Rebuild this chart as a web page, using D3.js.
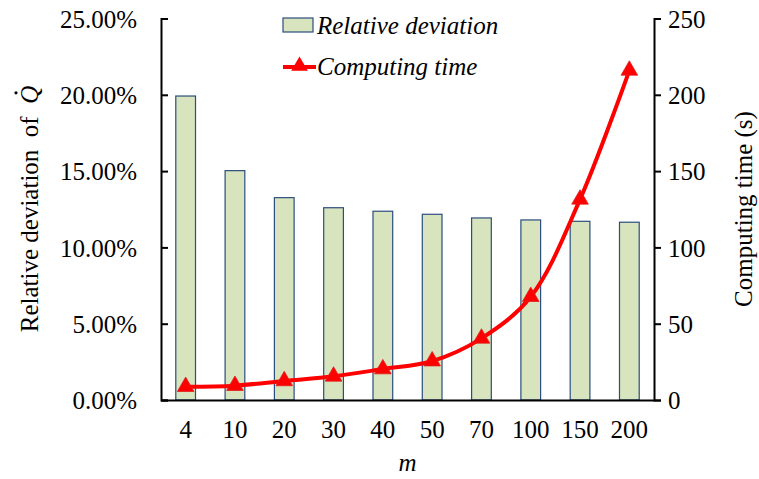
<!DOCTYPE html>
<html>
<head>
<meta charset="utf-8">
<script src="https://cdn.jsdelivr.net/npm/d3@7"></script>
<style>
body { margin: 0; background: #fff; }
</style>
</head>
<body>
<svg id="chart" width="759" height="479"></svg>
<script>
const categories = ["4", "10", "20", "30", "40", "50", "70", "100", "150", "200"];
const deviation = [0.1992, 0.1503, 0.1326, 0.1260, 0.1237, 0.1217, 0.1193, 0.1180, 0.1171, 0.1165];
const computingTime = [8.7, 9.4, 12.5, 15.5, 20.3, 25.5, 40.4, 67.7, 131.5, 216];
const leftTicks = [0, 0.05, 0.10, 0.15, 0.20, 0.25];
const rightTicks = [0, 50, 100, 150, 200, 250];

var FONT = "Liberation Serif";
var FS = 25;

var svg = d3.select("#chart");
var margin = { top: 18.5, left: 161, right: 105, bottom: 79 };
var width = 759 - margin.left - margin.right;
var height = 479 - margin.top - margin.bottom;
var g = svg.append("g")
    .attr("transform", "translate(" + margin.left + "," + margin.top + ")");

var x = d3.scaleBand().domain(categories).range([0, width]).padding(0);
var yLeft = d3.scaleLinear().domain([0, 0.25]).range([height, 0]);
var yRight = d3.scaleLinear().domain([0, 250]).range([height, 0]);

// bars
var barW = x.bandwidth() * 0.4;
g.selectAll(".bar")
    .data(deviation)
    .enter().append("rect")
    .attr("class", "bar")
    .attr("x", (d, i) => x(categories[i]) + (x.bandwidth() - barW) / 2)
    .attr("y", d => yLeft(d))
    .attr("width", barW)
    .attr("height", d => height - yLeft(d))
    .attr("fill", "#d7e4bd")
    .attr("stroke", "#2c4d7e")
    .attr("stroke-width", 1.2);

function styleAxis(a) {
    a.attr("font-family", FONT).attr("font-size", FS);
    a.selectAll("path, line").attr("stroke", "#000").attr("stroke-width", 2);
    a.selectAll("text").attr("fill", "#000");
}

// left axis, ticks inside
g.append("g")
    .call(d3.axisRight(yLeft).tickValues(leftTicks).tickSize(7).tickSizeOuter(7)
        .tickFormat(d3.format(".2%")))
    .call(styleAxis)
    .call(a => a.selectAll("text").attr("x", -24).attr("text-anchor", "end").attr("dy", "0.35em"));

// right axis, ticks outside
g.append("g")
    .attr("transform", "translate(" + width + ",0)")
    .call(d3.axisRight(yRight).tickValues(rightTicks).tickSize(7).tickSizeOuter(7))
    .call(styleAxis)
    .call(a => a.selectAll("text").attr("x", 14).attr("dy", "0.35em"));

// bottom axis
g.append("g")
    .attr("transform", "translate(0," + height + ")")
    .call(d3.axisBottom(x).tickSize(0).tickSizeOuter(0))
    .call(styleAxis)
    .call(a => a.selectAll("text").attr("dy", "1.4em"));

// line
var line = d3.line()
    .x((d, i) => x(categories[i]) + x.bandwidth() / 2)
    .y(d => yRight(d))
    .curve(d3.curveCatmullRom.alpha(0.5));

g.append("path")
    .datum(computingTime)
    .attr("fill", "none")
    .attr("stroke", "#ff0000")
    .attr("stroke-width", 4)
    .attr("d", line);

var tri = d3.symbol().type(d3.symbolTriangle).size(120);
g.selectAll(".marker")
    .data(computingTime)
    .enter().append("path")
    .attr("d", tri)
    .attr("transform", (d, i) => "translate(" + (x(categories[i]) + x.bandwidth() / 2) + "," + yRight(d) + ")")
    .attr("fill", "#ff0000")
    .attr("stroke", "#e02020")
    .attr("stroke-width", 0.8);

// axis titles
var ytG = svg.append("g").attr("transform", "translate(38,209) rotate(-90)");
var yt = ytG.append("text")
    .attr("text-anchor", "middle")
    .attr("font-family", FONT).attr("font-size", FS);
yt.append("tspan").text("Relative deviation\u00a0\u00a0of\u00a0\u00a0");
var qSpan = yt.append("tspan").attr("font-style", "italic").text("Q");
var totalLen = yt.node().getComputedTextLength();
var qLen = qSpan.node().getComputedTextLength();
ytG.append("circle")
    .attr("cx", totalLen / 2 - qLen / 2 + 2)
    .attr("cy", -22)
    .attr("r", 1.6)
    .attr("fill", "#000");

svg.append("text")
    .attr("transform", "translate(752,209) rotate(-90)")
    .attr("text-anchor", "middle")
    .attr("font-family", FONT).attr("font-size", FS)
    .text("Computing time (s)");

svg.append("text")
    .attr("x", margin.left + width / 2)
    .attr("y", 471)
    .attr("text-anchor", "middle")
    .attr("font-family", FONT).attr("font-size", FS)
    .attr("font-style", "italic")
    .text("m");

// legend
var leg = svg.append("g").attr("transform", "translate(283,0)");
leg.append("rect")
    .attr("x", 0).attr("y", 18).attr("width", 30).attr("height", 14)
    .attr("fill", "#d7e4bd").attr("stroke", "#2c4d7e").attr("stroke-width", 1.2);
leg.append("text")
    .attr("x", 34).attr("y", 34)
    .attr("font-family", FONT).attr("font-size", FS).attr("font-style", "italic")
    .text("Relative deviation");
leg.append("line")
    .attr("x1", 0).attr("x2", 33).attr("y1", 67).attr("y2", 67)
    .attr("stroke", "#ff0000").attr("stroke-width", 4);
leg.append("path")
    .attr("d", tri)
    .attr("transform", "translate(16.5,66)")
    .attr("fill", "#ff0000");
leg.append("text")
    .attr("x", 34).attr("y", 75)
    .attr("font-family", FONT).attr("font-size", FS).attr("font-style", "italic")
    .text("Computing time");
</script>
</body>
</html>
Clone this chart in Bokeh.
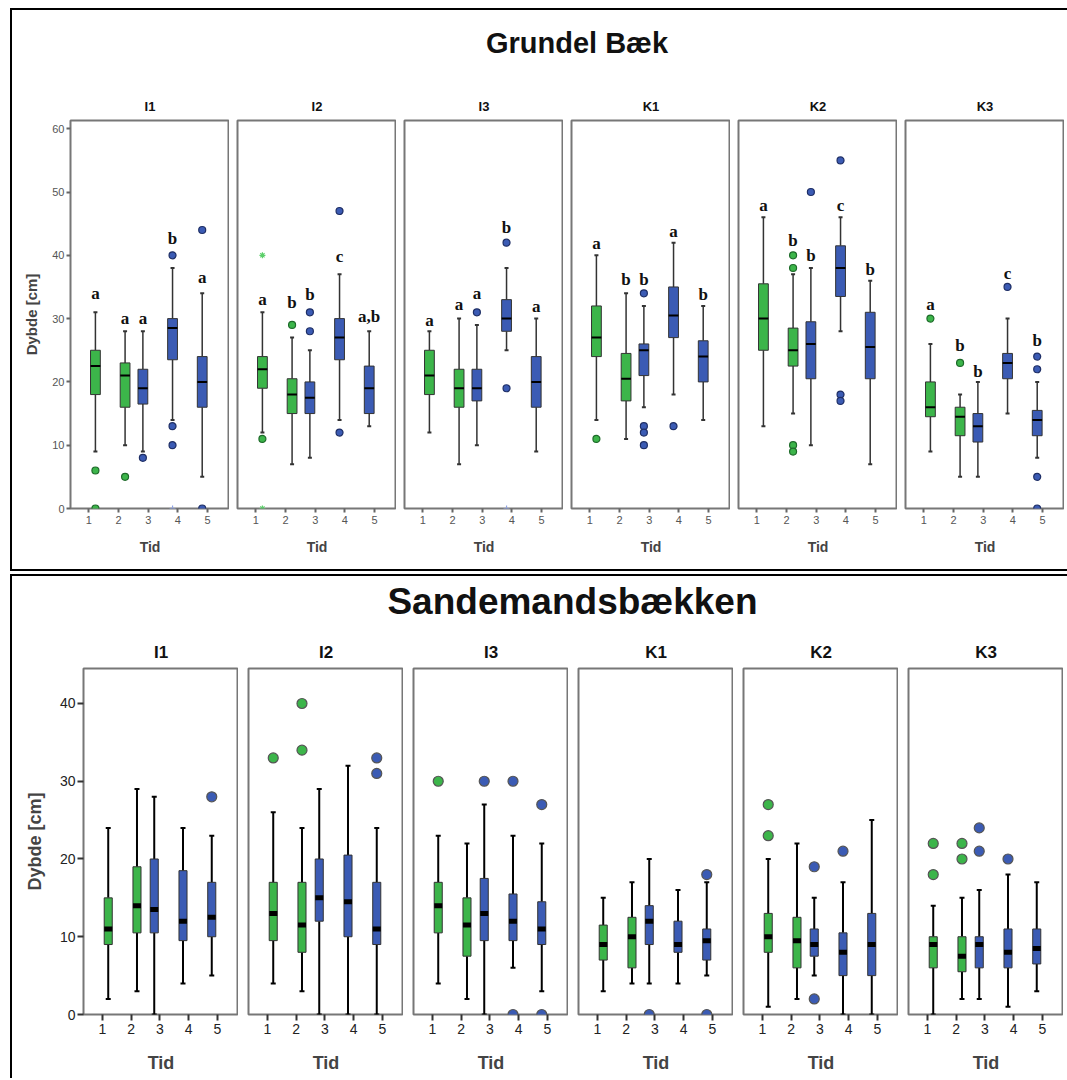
from bokeh.plotting import figure
from bokeh.layouts import row, column
from bokeh.models import Range1d, Div, Spacer, FixedTicker, ColumnDataSource
from bokeh.core.properties import value
from bokeh.embed import file_html
from bokeh.resources import INLINE

SITES = ["I1", "I2", "I3", "K1", "K2", "K3"]
TID = [1, 2, 3, 4, 5]

# ---------------- Grundel Bæk ----------------
GB_LOW = [[9, 10, 9, 14, 5], [12, 7, 8, 14, 13], [12, 7, 10, 25, 9],
          [14, 11, 16, 18, 14], [13, 15, 10, 28, 7], [9, 5, 5, 15, 8]]
GB_Q1 = [[18, 16, 16.5, 23.5, 16], [19, 15, 15, 23.5, 15], [18, 16, 17, 28, 16],
         [24, 17, 21, 27, 20], [25, 22.5, 20.5, 33.5, 20.5], [14.5, 11.5, 10.5, 20.5, 11.5]]
GB_MED = [[22.5, 21, 19, 28.5, 20], [22, 18, 17.5, 27, 19], [21, 19, 19, 30, 20],
          [27, 20.5, 25, 30.5, 24], [30, 25, 26, 38, 25.5], [16, 14.5, 13, 23, 14]]
GB_Q3 = [[25, 23, 22, 30, 24], [24, 20.5, 20, 30, 22.5], [25, 22, 22, 33, 24],
         [32, 24.5, 26, 35, 26.5], [35.5, 28.5, 29.5, 41.5, 31], [20, 16, 15, 24.5, 15.5]]
GB_HIGH = [[31, 28, 28, 38, 34], [31, 27, 25, 37, 28], [28, 30, 29, 38, 30],
           [40, 34, 32, 42, 32], [46, 37, 38, 46, 36], [26, 18, 20, 30, 20]]
GB_OUT = [
    [[6, 0], [5], [8], [40, 13, 10], [44, 0]],
    [[11], [29], [31, 28], [47, 12], []],
    [[], [], [31], [42, 19], []],
    [[11], [], [34, 13, 12, 10], [13], []],
    [[], [40, 38, 10, 9], [50], [55, 18, 17], []],
    [[30], [23], [], [35], [24, 22, 5, 0]],
]
GB_EXTREME = [
    [[], [], [], [0], []],
    [[40, 0], [], [], [], []],
    [[], [], [], [0], []],
    [[], [], [], [], []],
    [[], [], [], [], []],
    [[], [], [], [], []],
]
GB_LETTERS = [["a", "a", "a", "b", "a"], ["a", "b", "b", "c", "a,b"], ["a", "a", "a", "b", "a"],
              ["a", "b", "b", "a", "b"], ["a", "b", "b", "c", "b"], ["a", "b", "b", "c", "b"]]
GB_LETTER_Y = [[34, 30, 30, 42.7, 36.5], [33, 32.6, 33.8, 39.8, 30.3], [29.7, 32.3, 34, 44.4, 31.9],
               [41.9, 36.2, 36.2, 43.8, 33.8], [47.8, 42.4, 40, 47.8, 37.7], [32.3, 25.7, 21.6, 37.2, 26.6]]
GB_YTICKS = [0, 10, 20, 30, 40, 50, 60]

# ---------------- Sandemandsbækken ----------------
SB_LOW = [[2, 3, 0, 4, 5], [4, 3, 0, 0, 0], [4, 2, 0, 6, 3],
          [3, 4, 4, 4, 5], [1, 2, 5, 0, 0], [0, 2, 2, 1, 3]]
SB_Q1 = [[9, 10.5, 10.5, 9.5, 10], [9.5, 8, 12, 10, 9], [10.5, 7.5, 9.5, 9.5, 9],
         [7, 6, 9, 8, 7], [8, 6, 7.5, 5, 5], [6, 5.5, 6, 6, 6.5]]
SB_MED = [[11, 14, 13.5, 12, 12.5], [13, 11.5, 15, 14.5, 11], [14, 11.5, 13, 12, 11],
          [9, 10, 12, 9, 9.5], [10, 9.5, 9, 8, 9], [9, 7.5, 9, 8, 8.5]]
SB_Q3 = [[15, 19, 20, 18.5, 17], [17, 17, 20, 20.5, 17], [17, 15, 17.5, 15.5, 14.5],
         [11.5, 12.5, 14, 12, 11], [13, 12.5, 11, 10.5, 13], [10, 10, 10, 11, 11]]
SB_HIGH = [[24, 29, 28, 24, 23], [26, 24, 29, 32, 24], [23, 22, 27, 23, 22],
           [15, 17, 20, 16, 17], [20, 22, 15, 17, 25], [14, 15, 16, 18, 17]]
SB_OUT = [
    [[], [], [], [], [28]],
    [[33], [40, 34], [], [], [33, 31]],
    [[30], [], [30], [30, 0], [27, 0]],
    [[], [], [0], [], [18, 0]],
    [[27, 23], [], [19, 2], [21], []],
    [[22, 18], [22, 20], [24, 21], [20], []],
]
SB_YTICKS = [0, 10, 20, 30, 40]

GREEN = "#3cb54a"
BLUE = "#3b5bb4"
GREEN_DARK = "#1e6b2a"
BLUE_DARK = "#1f2f66"
FONT = "Liberation Sans"


def is_green(t):
    return t <= 2


def make_panel(i, first, cfg, low, q1, med, q3, high, out, extreme=None, letters=None, letter_y=None):
    xs = [t + (cfg["g_off"] if is_green(t) else cfg["b_off"]) for t in TID]
    fills = [GREEN if is_green(t) else BLUE for t in TID]
    width = (cfg["first_left"] if first else cfg["gap"]) + cfg["frame_w"]
    p = figure(width=width, height=cfg["top"] + cfg["frame_h"] + cfg["bottom"],
               x_range=Range1d(*cfg["xr"]), y_range=Range1d(0, cfg["ymax"]),
               output_backend="svg", toolbar_location=None,
               y_axis_location="left" if first else None,
               min_border_left=cfg["first_left"] if first else cfg["gap"],
               min_border_right=0, min_border_top=cfg["top"], min_border_bottom=cfg["bottom"],
               title=SITES[i])
    p.title.align = "center"
    p.title.text_font = FONT
    p.title.text_font_style = "bold"
    p.title.text_font_size = cfg["title_fs"]
    p.title.text_color = "#111111"
    p.title.standoff = cfg["title_standoff"]
    p.xgrid.visible = False
    p.ygrid.visible = False
    p.outline_line_color = "#777777"
    p.outline_line_width = 2
    p.background_fill_color = "white"

    xa = p.xaxis[0]
    xa.ticker = FixedTicker(ticks=TID)
    xa.minor_tick_line_color = None
    xa.major_tick_in = 0
    xa.major_tick_out = cfg["tick_out"]
    xa.major_tick_line_color = cfg["tick_color"]
    xa.major_tick_line_width = 2
    xa.axis_line_color = None
    xa.major_label_text_font = FONT
    xa.major_label_text_font_size = cfg["tick_fs"]
    xa.major_label_text_color = cfg["tick_label_color"]
    xa.major_label_standoff = 3
    xa.axis_label = "Tid"
    xa.axis_label_text_font = FONT
    xa.axis_label_text_font_style = "bold"
    xa.axis_label_text_font_size = cfg["label_fs"]
    xa.axis_label_standoff = cfg["xlabel_standoff"]
    if first:
        ya = p.yaxis[0]
        ya.ticker = FixedTicker(ticks=cfg["yticks"])
        ya.minor_tick_line_color = None
        ya.major_tick_in = 0
        ya.major_tick_out = cfg["tick_out"]
        ya.major_tick_line_color = cfg["tick_color"]
        ya.major_tick_line_width = 2
        ya.axis_line_color = None
        ya.major_label_text_font = FONT
        ya.major_label_text_font_size = cfg["ytick_fs"]
        ya.major_label_text_color = cfg["tick_label_color"]
        ya.major_label_standoff = 2
        ya.axis_label = "Dybde [cm]"
        ya.axis_label_text_font = FONT
        ya.axis_label_text_font_style = "bold"
        ya.axis_label_text_font_size = cfg["ylabel_fs"]
        ya.axis_label_standoff = cfg["ylabel_standoff"]

    src = ColumnDataSource(dict(x=xs, low=low, q1=q1, med=med, q3=q3, high=high, fill=fills))
    p.segment(x0="x", x1="x", y0="low", y1="q1", source=src, line_color=cfg["wcolor"], line_width=cfg["wwidth"])
    p.segment(x0="x", x1="x", y0="q3", y1="high", source=src, line_color=cfg["wcolor"], line_width=cfg["wwidth"])
    p.scatter(x="x", y="low", source=src, marker="dash", size=cfg["cap"], line_color=cfg["wcolor"], line_width=2)
    p.scatter(x="x", y="high", source=src, marker="dash", size=cfg["cap"], line_color=cfg["wcolor"], line_width=2)
    p.vbar(x="x", width=cfg["box_w"], bottom="q1", top="q3", source=src,
           fill_color="fill", line_color="#333333", line_width=1)
    if cfg["med_thick"]:
        p.rect(x="x", y="med", width=cfg["box_w"], height=cfg["med_h"], height_units="screen",
               source=src, fill_color="black", line_color=None)
    else:
        p.segment(x0=[x - cfg["box_w"] / 2 for x in xs], x1=[x + cfg["box_w"] / 2 for x in xs],
                  y0=med, y1=med, line_color="black", line_width=2)

    ox, oy, of, ol = [], [], [], []
    for k, t in enumerate(TID):
        for v in out[k]:
            ox.append(xs[k])
            oy.append(v)
            of.append(GREEN if is_green(t) else BLUE)
            ol.append(cfg["out_line"] if cfg["out_line"] else (GREEN_DARK if is_green(t) else BLUE_DARK))
    p.scatter(x=ox, y=oy, size=cfg["out_size"], fill_color=of, line_color=ol, line_width=1.2)

    if extreme is not None:
        ex, ey, ec, em = [], [], [], []
        for k, t in enumerate(TID):
            for v in extreme[k]:
                ex.append(xs[k])
                ey.append(v)
                ec.append("#5ccf6a" if is_green(t) else "#8fa3e6")
                em.append("asterisk" if is_green(t) else "cross")
        p.scatter(x=ex, y=ey, marker=em, size=6, line_color=ec, line_width=1.2)

    if letters is not None:
        p.text(x=xs, y=letter_y, text=letters, text_align="center", text_baseline="middle",
               text_font=value("Liberation Serif"), text_font_style="bold",
               text_font_size="17px", text_color="#111111")
    return p


TOP_CFG = dict(frame_w=159, frame_h=388, first_left=58, gap=8, top=39, bottom=61,
               xr=(0.38, 5.74), ymax=61.3, g_off=0.22, b_off=-0.18, box_w=0.33,
               title_fs="13px", title_standoff=14, tick_out=4, tick_color="#666666",
               tick_fs="11px", ytick_fs="11px", tick_label_color="#555555", label_fs="14px",
               xlabel_standoff=12, ylabel_fs="15px", ylabel_standoff=9, yticks=GB_YTICKS,
               wcolor="#333333", wwidth=1.5, cap=4, med_thick=False, med_h=3,
               out_size=7, out_line=None)

BOT_CFG = dict(frame_w=155, frame_h=346, first_left=71, gap=10, top=36, bottom=64,
               xr=(0.34, 5.73), ymax=44.5, g_off=0.2, b_off=-0.2, box_w=0.28,
               title_fs="17px", title_standoff=13, tick_out=6, tick_color="#333333",
               tick_fs="14px", ytick_fs="14px", tick_label_color="#222222", label_fs="18px",
               xlabel_standoff=16, ylabel_fs="18px", ylabel_standoff=12, yticks=SB_YTICKS,
               wcolor="#000000", wwidth=2, cap=5, med_thick=True, med_h=5,
               out_size=10, out_line="#555555")

top_figs = [make_panel(i, i == 0, TOP_CFG, GB_LOW[i], GB_Q1[i], GB_MED[i], GB_Q3[i], GB_HIGH[i],
                       GB_OUT[i], GB_EXTREME[i], GB_LETTERS[i], GB_LETTER_Y[i]) for i in range(6)]
bot_figs = [make_panel(i, i == 0, BOT_CFG, SB_LOW[i], SB_Q1[i], SB_MED[i], SB_Q3[i], SB_HIGH[i],
                       SB_OUT[i]) for i in range(6)]

top_title = Div(text='<div style="width:1052px;box-sizing:border-box;text-align:center;'
                     'font-family:\'Liberation Sans\';font-weight:bold;font-size:29px;'
                     'padding-top:8px;padding-left:68px;color:#111">Grundel Bæk</div>',
                width=1052, height=61)
bot_title = Div(text='<div style="width:1051px;box-sizing:border-box;text-align:center;'
                     'font-family:\'Liberation Sans\';font-weight:bold;font-size:37px;'
                     'margin-top:-5px;padding-left:60px;color:#111">Sandemandsbækken</div>',
                width=1051, height=46)

top_sec = column(top_title, row(*top_figs), styles={"border": "2px solid black"})
bot_sec = column(bot_title, row(*bot_figs), styles={"border": "2px solid black", "border-bottom": "none"})

root = row(Spacer(width=10), column(Spacer(height=8), top_sec, Spacer(height=3), bot_sec))

open("out.html", "w").write(file_html(root, INLINE))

### TASK DETAILS:
List all lines holding the string "chart".

### ANSWER FOR THE TASK:
Rebuild this chart as a web page, using D3.js.
<svg id="chart" width="759" height="479"></svg>
var svg = d3.select("#chart");
Clone this chart in Bokeh.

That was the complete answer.